WORK REQUIRED:
All the data must come back unchanged, except that pictures are left out.

◆ ◆ ◆ ◆ ◆ ◆ ◆

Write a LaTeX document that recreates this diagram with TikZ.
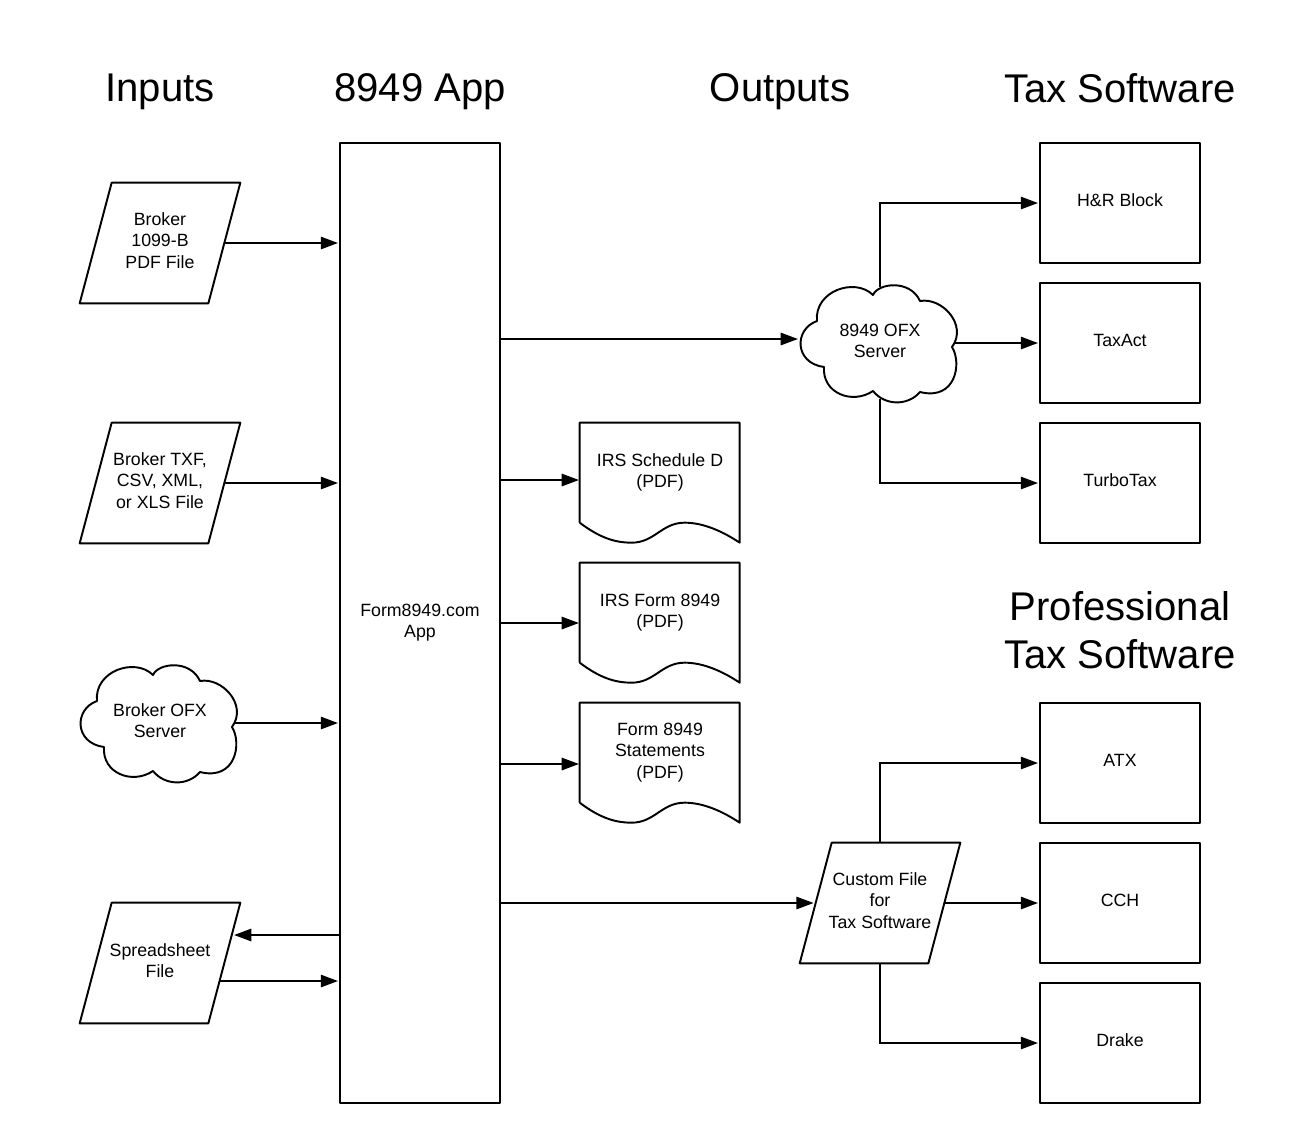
\documentclass[tikz,border=0pt]{standalone}
\usepackage{fontspec}
\setmainfont{Liberation Sans}
\usetikzlibrary{arrows.meta,calc}
\tikzset{
  flow/.style={line width=1.1pt,-{Triangle[length=9.8pt,width=7pt]},shorten >=0.6pt},
  outline/.style={draw=black,line width=1.1pt,line join=round},
  label/.style={align=center,inner sep=0pt,text depth=2.8pt,font=\fontsize{10.1}{12.2}\selectfont},
  heading/.style={align=center,inner sep=0pt,text depth=0pt,font=\fontsize{22.8}{27.2}\selectfont},
  box/.style={label,outline,minimum width=3.2cm,minimum height=2.4cm},
  % parallelogram round a plain node
  lean/.style={label,minimum width=2.6cm,minimum height=2.4cm,
    append after command={\pgfextra{
      \draw[outline] ($(\tikzlastnode.south west)+(-15,0)$) -- ($(\tikzlastnode.north west)+(17,0)$)
        -- ($(\tikzlastnode.north east)+(15,0)$) -- ($(\tikzlastnode.south east)+(-17,0)$) -- cycle;
    }}},
  % page with a wavy foot
  paper/.style={label,minimum width=3.2cm,minimum height=2cm,
    append after command={\pgfextra{
      \draw[outline,shift={(\tikzlastnode.north west)}] (0,100) -- (0,0) -- (160,0) -- (160,120)
        .. controls (145,110) and (125,100) .. (105,100)
        .. controls (82,100) and (75,120) .. (52,120)
        .. controls (35,120) and (20,115) .. (0,100);
    }}},
  cloud/.style={label,minimum width=3cm,minimum height=2.24cm,
    append after command={\pgfextra{
      \draw[outline,shift={(\tikzlastnode.center)}] (-63,-22)
        .. controls (-66,-52) and (-25,-66) .. (-7,-48)
        .. controls (-2,-60) and (30,-64) .. (40,-42)
        .. controls (62,-46) and (88,-18) .. (72,4)
        .. controls (82,20) and (76,58) .. (40,49)
        .. controls (28,63) and (5,63) .. (-7,48)
        .. controls (-28,62) and (-58,50) .. (-56,24)
        .. controls (-86,20) and (-86,-14) .. cycle;
    }}},
}
\begin{document}
\begin{tikzpicture}[x=0.02cm,y=-0.02cm]
  \useasboundingbox (0,0) rectangle (1300,1144);
  % column headings
  \node[heading] (inputs) at (160,88) {Inputs};
  \node[heading] (apphead) at (420,88) {8949 App};
  \node[heading] (outputs) at (780,88) {Outputs};
  \node[heading] (taxhead) at (1120,88) {Tax Software};
  \node[heading] (prohead) at (1120,630) {Professional\\Tax Software};
  % app
  \node[box,minimum height=19.2cm] (app) at (420,623) {Form8949.com\\App};
  % inputs
  \node[lean] (pdf) at (160,243) {Broker\\1099-B\\PDF File};
  \node[lean] (txf) at (160,483) {Broker TXF,\\CSV, XML,\\or XLS File};
  \node[cloud] (brokerofx) at (160,723) {Broker OFX\\Server};
  \node[lean] (sheet) at (160,963) {Spreadsheet\\File};
  % outputs
  \node[paper] (sched) at (660,473) {IRS Schedule D\\(PDF)};
  \node[paper] (form) at (660,613) {IRS Form 8949\\(PDF)};
  \node[paper] (stmt) at (660,753) {Form 8949\\Statements\\(PDF)};
  \node[cloud] (ofx) at (880,343) {8949 OFX\\Server};
  \node[lean] (custom) at (880,903) {Custom File\\for\\Tax Software};
  % tax software
  \node[box] (block) at (1120,203) {H\&R Block};
  \node[box] (taxact) at (1120,343) {TaxAct};
  \node[box] (turbo) at (1120,483) {TurboTax};
  \node[box] (atx) at (1120,763) {ATX};
  \node[box] (cch) at (1120,903) {CCH};
  \node[box] (drake) at (1120,1043) {Drake};
  % free ends
  \coordinate (sheetout) at (233,935);
  \coordinate (sheetin) at (220,981);
  \coordinate (ofxin) at (799,339);
  \coordinate (schedin) at (580,480);
  \coordinate (formin) at (580,623);
  \coordinate (stmtin) at (580,764);
  % into the app
  \draw[flow] (pdf.east) -- (pdf.east -| app.west);
  \draw[flow] (txf.east) -- (txf.east -| app.west);
  \draw[flow] (brokerofx.east) -- (brokerofx.east -| app.west);
  \draw[flow] (sheetout -| app.west) -- (sheetout);
  \draw[flow] (sheetin) -- (sheetin -| app.west);
  % out of the app
  \draw[flow] (ofxin -| app.east) -- (ofxin);
  \draw[flow] (schedin -| app.east) -- (schedin);
  \draw[flow] (formin -| app.east) -- (formin);
  \draw[flow] (stmtin -| app.east) -- (stmtin);
  \draw[flow] (custom.west -| app.east) -- (custom.west);
  % on to the tax software
  \draw[flow] (ofx.north) |- (block.west);
  \draw[flow] (ofx.east) -- (taxact.west);
  \draw[flow] (ofx.south) |- (turbo.west);
  \draw[flow] (custom.north) |- (atx.west);
  \draw[flow] (custom.east) -- (cch.west);
  \draw[flow] (custom.south) |- (drake.west);
\end{tikzpicture}
\end{document}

◆ ◆ ◆ ◆ ◆ ◆ ◆

FINISHED ANSWER:
Write a LaTeX document that recreates this diagram with TikZ.
\documentclass[tikz,border=0pt]{standalone}
\usepackage{fontspec}
\setmainfont{Liberation Sans}
\usetikzlibrary{arrows.meta,calc}
\tikzset{
  flow/.style={line width=1.1pt,-{Triangle[length=9.8pt,width=7pt]},shorten >=0.6pt},
  outline/.style={draw=black,line width=1.1pt,line join=round},
  label/.style={align=center,inner sep=0pt,text depth=2.8pt,font=\fontsize{10.1}{12.2}\selectfont},
  heading/.style={align=center,inner sep=0pt,text depth=0pt,font=\fontsize{22.8}{27.2}\selectfont},
  box/.style={label,outline,minimum width=3.2cm,minimum height=2.4cm},
  % parallelogram round a plain node
  lean/.style={label,minimum width=2.6cm,minimum height=2.4cm,
    append after command={\pgfextra{
      \draw[outline] ($(\tikzlastnode.south west)+(-15,0)$) -- ($(\tikzlastnode.north west)+(17,0)$)
        -- ($(\tikzlastnode.north east)+(15,0)$) -- ($(\tikzlastnode.south east)+(-17,0)$) -- cycle;
    }}},
  % page with a wavy foot
  paper/.style={label,minimum width=3.2cm,minimum height=2cm,
    append after command={\pgfextra{
      \draw[outline,shift={(\tikzlastnode.north west)}] (0,100) -- (0,0) -- (160,0) -- (160,120)
        .. controls (145,110) and (125,100) .. (105,100)
        .. controls (82,100) and (75,120) .. (52,120)
        .. controls (35,120) and (20,115) .. (0,100);
    }}},
  cloud/.style={label,minimum width=3cm,minimum height=2.24cm,
    append after command={\pgfextra{
      \draw[outline,shift={(\tikzlastnode.center)}] (-63,-22)
        .. controls (-66,-52) and (-25,-66) .. (-7,-48)
        .. controls (-2,-60) and (30,-64) .. (40,-42)
        .. controls (62,-46) and (88,-18) .. (72,4)
        .. controls (82,20) and (76,58) .. (40,49)
        .. controls (28,63) and (5,63) .. (-7,48)
        .. controls (-28,62) and (-58,50) .. (-56,24)
        .. controls (-86,20) and (-86,-14) .. cycle;
    }}},
}
\begin{document}
\begin{tikzpicture}[x=0.02cm,y=-0.02cm]
  \useasboundingbox (0,0) rectangle (1300,1144);
  % column headings
  \node[heading] (inputs) at (160,88) {Inputs};
  \node[heading] (apphead) at (420,88) {8949 App};
  \node[heading] (outputs) at (780,88) {Outputs};
  \node[heading] (taxhead) at (1120,88) {Tax Software};
  \node[heading] (prohead) at (1120,630) {Professional\\Tax Software};
  % app
  \node[box,minimum height=19.2cm] (app) at (420,623) {Form8949.com\\App};
  % inputs
  \node[lean] (pdf) at (160,243) {Broker\\1099-B\\PDF File};
  \node[lean] (txf) at (160,483) {Broker TXF,\\CSV, XML,\\or XLS File};
  \node[cloud] (brokerofx) at (160,723) {Broker OFX\\Server};
  \node[lean] (sheet) at (160,963) {Spreadsheet\\File};
  % outputs
  \node[paper] (sched) at (660,473) {IRS Schedule D\\(PDF)};
  \node[paper] (form) at (660,613) {IRS Form 8949\\(PDF)};
  \node[paper] (stmt) at (660,753) {Form 8949\\Statements\\(PDF)};
  \node[cloud] (ofx) at (880,343) {8949 OFX\\Server};
  \node[lean] (custom) at (880,903) {Custom File\\for\\Tax Software};
  % tax software
  \node[box] (block) at (1120,203) {H\&R Block};
  \node[box] (taxact) at (1120,343) {TaxAct};
  \node[box] (turbo) at (1120,483) {TurboTax};
  \node[box] (atx) at (1120,763) {ATX};
  \node[box] (cch) at (1120,903) {CCH};
  \node[box] (drake) at (1120,1043) {Drake};
  % free ends
  \coordinate (sheetout) at (233,935);
  \coordinate (sheetin) at (220,981);
  \coordinate (ofxin) at (799,339);
  \coordinate (schedin) at (580,480);
  \coordinate (formin) at (580,623);
  \coordinate (stmtin) at (580,764);
  % into the app
  \draw[flow] (pdf.east) -- (pdf.east -| app.west);
  \draw[flow] (txf.east) -- (txf.east -| app.west);
  \draw[flow] (brokerofx.east) -- (brokerofx.east -| app.west);
  \draw[flow] (sheetout -| app.west) -- (sheetout);
  \draw[flow] (sheetin) -- (sheetin -| app.west);
  % out of the app
  \draw[flow] (ofxin -| app.east) -- (ofxin);
  \draw[flow] (schedin -| app.east) -- (schedin);
  \draw[flow] (formin -| app.east) -- (formin);
  \draw[flow] (stmtin -| app.east) -- (stmtin);
  \draw[flow] (custom.west -| app.east) -- (custom.west);
  % on to the tax software
  \draw[flow] (ofx.north) |- (block.west);
  \draw[flow] (ofx.east) -- (taxact.west);
  \draw[flow] (ofx.south) |- (turbo.west);
  \draw[flow] (custom.north) |- (atx.west);
  \draw[flow] (custom.east) -- (cch.west);
  \draw[flow] (custom.south) |- (drake.west);
\end{tikzpicture}
\end{document}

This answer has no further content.